Note to the Discussion Leader
The Journal of Joshua Loper: A Black Cowboy takes readers on a journey herding cattle along the Chisholm Trail in 1871. Written from the point of view of a sixteen-year-old Black cowboy on his first trail ride, the journal entries help young readers taste the dust kicked up by the herd; delight in the meals of stew and corn pone; experience the chaos of a stampede; feel the fear of an attack by rustlers; and watch young Joshua grow into the saddle of manhood.
Walter Dean Myers, Coretta Scott King and Newbery Honor winner, chronicles the important role of the Black cowboy in America. His trail ride portrait is not the Hollywood image created from countless western movies. The cowboys in Joshua's journal do backbreaking work over endless days followed by night watches to protect the herd.
The Journal of Joshua Loper: A Black Cowboy pumps life into the history of the American West. The Buffalo Soldiers, Wes Hardin, and Bill Hickok walk through the pages of this book. The diverse cast of characters in Joshua's journal shows readers just why the American cowboy was known for strength, individualism, determination, and ruggedness.
About the Book
"No drinking...No gambling...No being stupid...No falling asleep on night watch." Joshua Loper, who at sixteen was the youngest rider in the group, listened intently to the trail boss's rules.

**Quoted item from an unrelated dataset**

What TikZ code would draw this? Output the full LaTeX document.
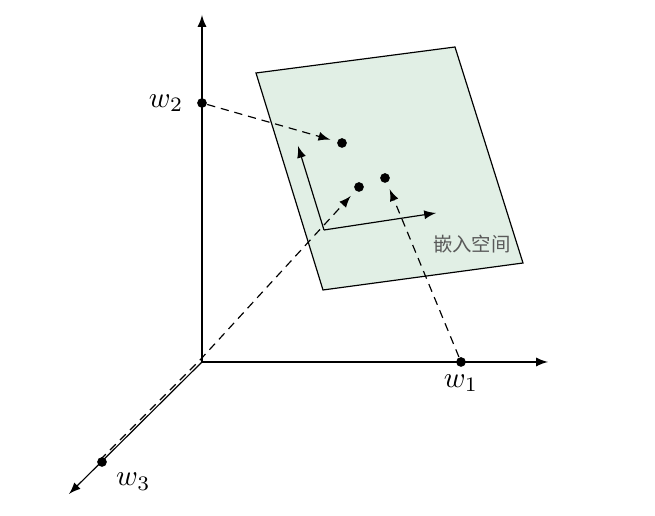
\documentclass[tikz,border=0pt]{standalone}
\usepackage{amsmath,amssymb}
\usepackage{fontspec}
\newfontfamily\cjk{Noto Sans CJK SC}
\usetikzlibrary{arrows,positioning,calc}
\definecolor{planegreen}{RGB}{225,239,229}
\tikzset{
    dot/.style={circle,fill=black,inner sep=0pt,minimum size=3.3pt},
    proj/.style={->,dash pattern=on 2.8pt off 2pt,shorten >=2.3pt}
}

\begin{document}
\begin{tikzpicture}[x=0.34pt,y=-0.34pt,>=latex]
    \useasboundingbox (0,0) rectangle (655,516);
    % embedding plane
    \draw[fill=planegreen] (256,73) -- (455,47) -- (523,263) -- (323,290) -- cycle;
    \coordinate (c) at (324,230);
    \coordinate (u) at (298,146);
    \coordinate (v) at (436,213);
    \draw[->] (c) -- (u);
    \draw[->] (c) -- (v);
    \node[text=black!65,font=\cjk\fontsize{6.6pt}{8pt}\selectfont] (lbl) at (472,244) {嵌入空间};
    % axes
    \coordinate (o) at (202,362);
    \coordinate (ytip) at (202,15);
    \coordinate (xtip) at (548,362);
    \coordinate (ztip) at (69,494);
    \draw[->] (o) -- (ytip);
    \draw[->] (o) -- (xtip);
    \draw[->] (o) -- (ztip);
    % points
    \node[dot] (w1) at (461,362) {};
    \node[dot] (w2) at (202,103) {};
    \node[dot] (w3) at (102,462) {};
    \node[below=-1pt of w1] {$w_1$};
    \node[left=1pt of w2] {$w_2$};
    \node[below right=-1pt and 0pt of w3] {$w_3$};
    \node[dot] (d1) at (342,143) {};
    \node[dot] (d2) at (359,187) {};
    \node[dot] (d3) at (385,178) {};
    % projections
    \draw[proj] (w2) -- (d1);
    \draw[proj] ([shift={(-2,-2)}]w3.center) -- ([shift={(-2,-2)}]o) -- (d2);
    \draw[proj] (w1) -- (d3);
\end{tikzpicture}
\end{document}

As they bedded the herd down for the first night, one of the more experienced cowboys explained to Joshua that "those beeves will spook if they hear a flea fart." As predicted, the herd panicked and Joshua faced the first of many stampedes and sleepless nights. "When we got back on the trail after breakfast I was feeling like a horse that had been run all night and put away wet." During subsequent late-night watches, Joshua discovered that his singing soothed the cattle as well as his own spirits.
Other lessons came quickly: how to lasso a straggler without severing his own fingers; how to ford a river, eat terrible food, and live without bathing. Flashes of excitement — arguments and gunfights, as well as confrontations with rustlers and Indians — prevented the cattle drive from becoming boring and repetitious.
Joshua Loper, son of a former slave and a free Black man, thought that becoming a cowboy seemed like an impossible dream when he was living on the Slash M Ranch in Texas. Three months later Joshua sensed he "was right in the middle of that dream and riding high." As he reflected on his experiences, Joshua was able to say, "I had learned a lot about what it took to go on the trail with a herd." Walter Dean Myers's contribution to the My Name Is America series describes a diverse group of trail hands who risked their lives preventing stampedes while guarding thousands of cattle from rustlers, lightning, and imaginary frights. But even more, The Journal of Joshua Loper: A Black Cowboy details a young boy's passage into adulthood and adventure.
- At the beginning of Joshua's journal, he writes about why he wants to join the cowboys on the trail and why his mother does not want him to go. What are Joshua's reasons for going? What are his mother's reasons for having him stay?
- What one incident from Joshua's journal do you remember most? Why?
- Joshua writes, "Ain't nobody who went up the trail was talked about like they was a boy. You went up the trail you were a man" (April 30). By the end of the trail ride, how has Joshua changed?
- How does Joshua feel about the Captain? Do the Captain's thoughts about Joshua change by the end of the trail ride?
- Joshua's father taught him how to read. Mr. Muhlen warns Joshua, however, "...not to go washing nobody's face in my learning because that is how people got themselves hurt" (May 17). What did Mr. Muhlen mean?
- Did the characters and actions in The Journal of Joshua Loper: A Black Cowboy differ from the image of cowboys and cattle drives you've seen on television or in the movies?
- In his journal, Joshua Loper introduces readers to many unique terms that describe life on a trail ride. What do each of these words mean?
- On May 14th, Jake tells a tall tale about a trail ride he was on where it got so cold, "...the snakes all froze and folks was using them for walking sticks." Go to the library and read about the tall tale adventures of another cowboy, Pecos Bill. What makes tall tale stories so funny? Write your own tall tale set in the Wild West of 1871.
- Walter Dean Myers gives his readers a flavor of the Wild West through his descriptive language. Billy characterizes one of his bosses as "touchy as a rattlesnake sliding down a cactus plant" (May 13). Why is this a good way of describing someone in a bad mood? Work with your small group to create your own descriptions for people who are:
- Tired or just worn out
- Find out more about African American cowboys, Buffalo Soldiers, and the history of cowboys and cattle drives. Check out the books Walter Dean Myers recommends in the author interview for this novel.
- Music is an important part of Joshua Loper's life. One of his favorite songs and one the cowboys asked him to sing was "Just Before the Battle, Mother." You can listen to a version of the song. Why do you think this was such a popular song with Joshua and the other cowboys?
- Cattle rustlers and thunderstorms were just two of the many dangers the cowboys faced on the trail. List up to six other major dangers. Each member of the group can give a talk or presentation to convince the rest of the group that one particular danger was the greatest.